Grauzonen des Ausdrucks
Die Unmute Dance Company zeigt ihre Stücke auch auf anderen Kontinenten, beispielsweise im Rahmen des Wildwuchsfestivals in Basel, wo der Fokus auf „Kultur für Alle“ lag - dieses Jahr im Speziellen auf Inklusion und Diversität. Hier fiel „Ashed“ auf, weil sich das Stück thematisch nicht dem Erleben und der Auseinandersetzung mit Verschiedenheit durch Behinderungen zuwandte, sondern andere gesellschaftliche und politische Entwicklungen thematisierte. Die Künstler/innen setzten sich nicht mit Inklusion auseinander – sie handelten danach. Und das gut abgestimmt und vorbehaltlos eingeführt. Nur die Lautstärke der Musik für Andile Vellem, der beinahe taub ist und die Musik als Tänzer trotzdem hören musste, wirkte störend und irritierend.

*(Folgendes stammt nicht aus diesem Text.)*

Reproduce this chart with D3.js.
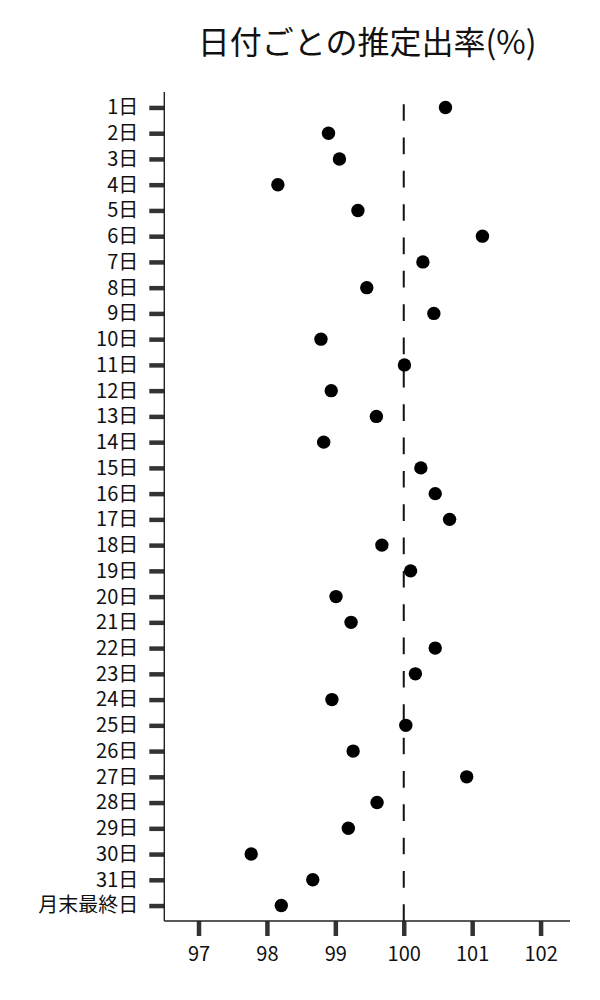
<!DOCTYPE html>
<html>
<head>
<meta charset="utf-8">
<script src="https://cdn.jsdelivr.net/npm/d3@7"></script>
<style>
  html, body { margin: 0; padding: 0; background: #ffffff; }
  svg { display: block; }
  text { font-family: "Noto Sans CJK JP", "Noto Sans", sans-serif; }
</style>
</head>
<body>
<div id="chart"></div>
<script>
const titleText = "日付ごとの推定出率(%)";
const categories = ["1日","2日","3日","4日","5日","6日","7日","8日","9日","10日",
  "11日","12日","13日","14日","15日","16日","17日","18日","19日","20日",
  "21日","22日","23日","24日","25日","26日","27日","28日","29日","30日","31日","月末最終日"];
const values = [100.61, 98.90, 99.06, 98.16, 99.33, 101.15, 100.28, 99.46, 100.44, 98.79,
  100.01, 98.94, 99.60, 98.83, 100.25, 100.46, 100.67, 99.68, 100.10, 99.01,
  99.23, 100.46, 100.17, 98.95, 100.03, 99.26, 100.92, 99.61, 99.19, 97.77, 98.67, 98.21];
const xTicks = [97, 98, 99, 100, 101, 102];
const refValue = 100;
const xDomain = [96.5, 102.43];

const W = 600, H = 1000;
const plot = { left: 164.3, right: 570, top: 92, bottom: 921 };

const svg = d3.select("#chart").append("svg")
  .attr("width", W).attr("height", H);

const x = d3.scaleLinear().domain(xDomain).range([plot.left, plot.right]);
const y = d3.scalePoint().domain(categories).range([plot.top, plot.bottom]).padding(0.6);

// title
svg.append("text")
  .attr("x", (plot.left + plot.right) / 2)
  .attr("y", 54)
  .attr("text-anchor", "middle")
  .attr("font-size", 32)
  .attr("fill", "#111")
  .text(titleText);

// reference dashed line (dashes start from the bottom)
svg.append("line")
  .attr("x1", x(refValue)).attr("x2", x(refValue))
  .attr("y1", plot.bottom).attr("y2", plot.top)
  .attr("stroke", "#111")
  .attr("stroke-width", 2)
  .attr("stroke-dasharray", "16.67,16.67");

// y axis
const yAxis = d3.axisLeft(y).tickSize(15).tickPadding(11);
const gy = svg.append("g")
  .attr("transform", `translate(${plot.left},0)`)
  .call(yAxis);
gy.select(".domain").remove();
gy.selectAll(".tick line").attr("stroke", "#333").attr("stroke-width", 4.5);
gy.selectAll(".tick text").attr("font-size", 20).attr("fill", "#111")
  .style("font-family", '"Noto Sans CJK JP", sans-serif');

// x axis
const xAxis = d3.axisBottom(x).tickValues(xTicks).tickSize(15).tickPadding(11)
  .tickFormat(d3.format("d"));
const gx = svg.append("g")
  .attr("transform", `translate(0,${plot.bottom})`)
  .call(xAxis);
gx.select(".domain").remove();
gx.selectAll(".tick line").attr("stroke", "#333").attr("stroke-width", 4.5);
gx.selectAll(".tick text").attr("font-size", 20).attr("fill", "#111")
  .style("font-family", '"Noto Sans CJK JP", sans-serif');

// axis lines
svg.append("line")
  .attr("x1", plot.left).attr("x2", plot.left)
  .attr("y1", y.range()[0]).attr("y2", plot.bottom)
  .attr("stroke", "#222").attr("stroke-width", 1.4);
svg.append("line")
  .attr("x1", plot.left).attr("x2", plot.right)
  .attr("y1", plot.bottom).attr("y2", plot.bottom)
  .attr("stroke", "#222").attr("stroke-width", 1.4);

// points
svg.append("g").selectAll("circle")
  .data(categories.map((c, i) => ({ c, v: values[i] })))
  .join("circle")
  .attr("cx", d => x(d.v))
  .attr("cy", d => y(d.c))
  .attr("r", 6.7)
  .attr("fill", "#000");
</script>
</body>
</html>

So war der (verstärkte) Gesang von Mama Afrika unerträglich laut. Mehrere Zuschauer hielten sich die Ohren zu. Gleichzeitig wurden Schüsse inszeniert, sterbende Körper vom Schock verzerrt. Die Mutter mit dem kleinen Kind hatte den Saal bereits verlassen. Das war nicht erstaunlich und man konnte sich fragen: Wieso schauen wir so etwas Schreckliches mit an? Und das ist wohl gerade der Grund für die Performance: Realisieren, dass man selbst keine versteinerte Skulptur ist. Dass das, was da passiert, bewegt.
Im zeitgenössischen Tanz wollen Tänzer und Körper für sich sprechen – ohne symbolisches Gerüst. Folglich ist es ein Wagnis, mit expliziten Symbolen und klaren Aussagen zu arbeiten, aber auch ein interessanter Zugang – gerade von einem Choreographen, der die Gebärdensprache spricht. Seine Art, auch im Alltag mit dem Körper zu kommunizieren, mit Gesten, die eine explizite Bedeutung haben, findet in der Grauzone zwischen Ausdruck durch Tanz und verbaler Sprache statt. Und in dieser Grauzone ist eben auch sein Zugang zur Choreographie angesiedelt.
Nach der Aufführung diskutierte das Publikum nicht über die politische Botschaft, sondern nur über das „Afrikanische“. Gibt es etwas grundsätzlich Anderes, Charakteristisches von Kompanien aus Afrika im Vergleich mit Europa? Das reduziere die Kunst auf für sie irrelevante Kriterien, sagt die Tänzerin Rae' Clasens. Die Arbeit mit Symbolen oder die Lautstärke der Musik seien ihrer Kompanie eigen und nicht eine Art und Weise, die sie mit anderen Kompanien aus Südafrika teilen. Und dennoch kommt die geisterhafte Mama Afrika in „Ashed“ vor, sie zeigt das Ringen um Identität und den Wunsch nach Einheit.